I decide to leave around 10 and I have a daunting task to figure out how to get back. As I walk from the bar, I see a yellow cab then I wave my hand and give my address. Huh, I think it wasn’t hard at all. In the cab, I am thinking about the day, about this time. I spent a day here and the things that stood out were the inconveniences. No Google maps, no Uber, no music, no googling every little thought. I dreaded the lack of Uber but I made it work. I wonder if the inconveniences would disappear if I spent more time here but the joys of a more social life would remain. I wonder if the shared media consumption would mean we would have at least one thing to bond over.

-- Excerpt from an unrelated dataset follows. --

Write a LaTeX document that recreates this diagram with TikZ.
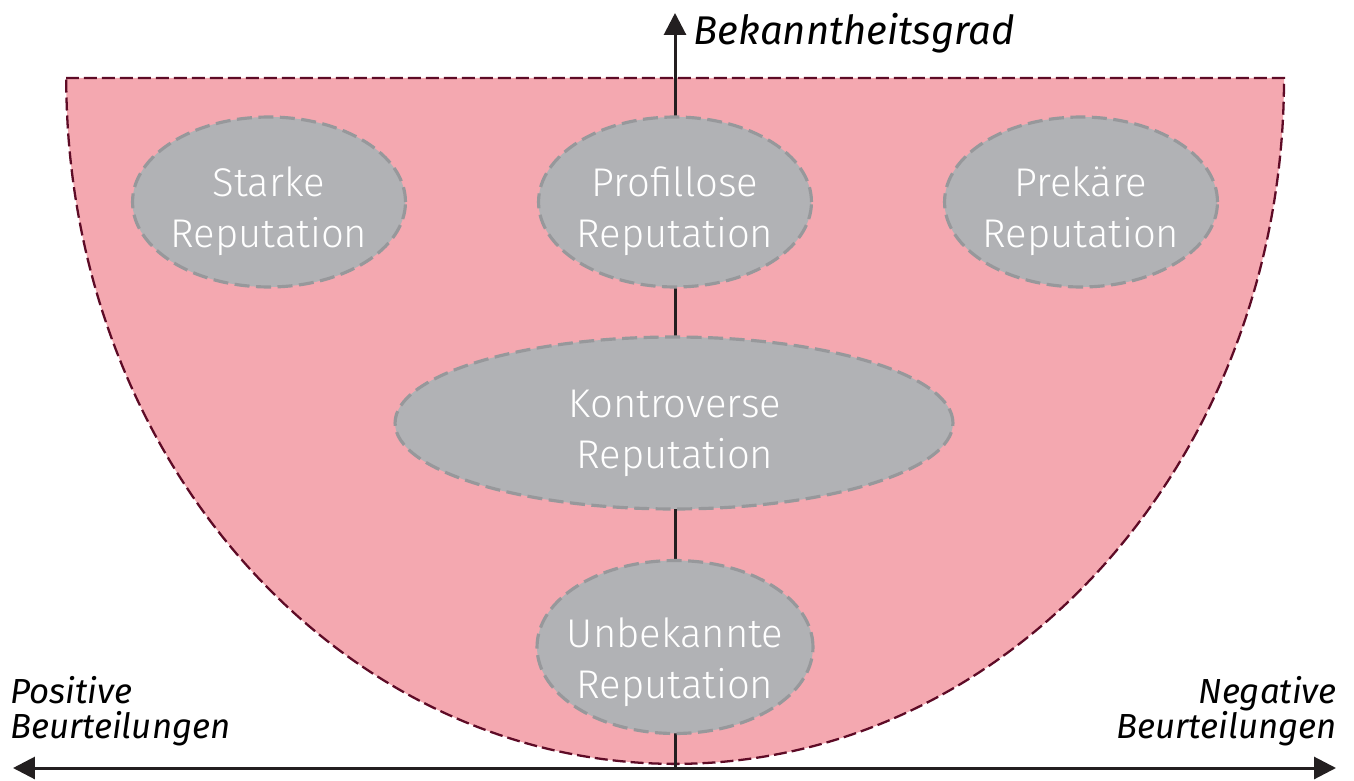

But we do have shared media: sports, book clubs, popular movies on Netflix, Stranger Things, Taylor Swift. I think the friction in social connections is the lack of friction in all other forms of entertainment. It’s the abundance and ease of entertainment that makes the social world hard because people are not always entertaining.
I reach home, set the alarm and go to bed. The next morning I wake up to the sound of the alarm and instinctually yell, Siri, stop! The alarm stops.